CONTEMPLATIVE DRUIDRY: MEME OR MOVEMENT?
On 3 October Contemplative Druid Events (CDE) – see http://contemplativedruidevents.tumblr.com – will hold its last planned event for 2015. This will be a Contemplative Day, in Stroud, Gloucestershire, England. The facilitators will be James Nichol, Elaine Knight and Nimue Brown. Our programme is designed for a group of up to 15 people, and 12 are already committed. With just over a month to go we have a comfortable size of group, with room for a few more.
CDE offerings are built around insights from the book Contemplative Druidry: People Practice and Potential about the kinds of contemplative work that most seemed to resonate for the present generation of Druids. We offer sitting meditations of based both on a bare attention and on active imagination. We have outdoor walking meditations and opportunities simply to be, with awareness, in natural settings. We use methods that draw on creative arts. We have developed ‘Awen space’ as a group opening to, in and as Spirit. We build our repertoire as we gain in experience.

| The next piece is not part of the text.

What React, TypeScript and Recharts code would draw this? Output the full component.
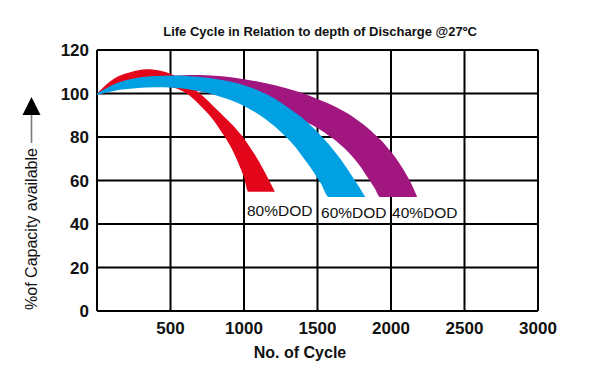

Is CDE spearheading Contemplative Druidry as a movement? I don’t see it that way. CDE was created as a minimal level of organisation for a single purpose. This is to offer a particular kind of event to small groups of Druids and fellow-travellers willing to join us. In doing this, we also promote the contemplative Druid meme, which now seems to be well recognised in modern Druid culture. But the CDE brand does not exhaust the possibilities of contemplative Druidry and we wouldn’t want it to. Modern Druidry, which is in some senses a postmodern Druidry, has a strong commitment to free exploration and diversity. The contemplative meme will find its place within that wider cultural framework. For better or for worse, we will never, as a collective, be organised around a Druid ‘four noble truths’. Contemplative Druidry will mean different things, and inspire different journeys, for different Druids.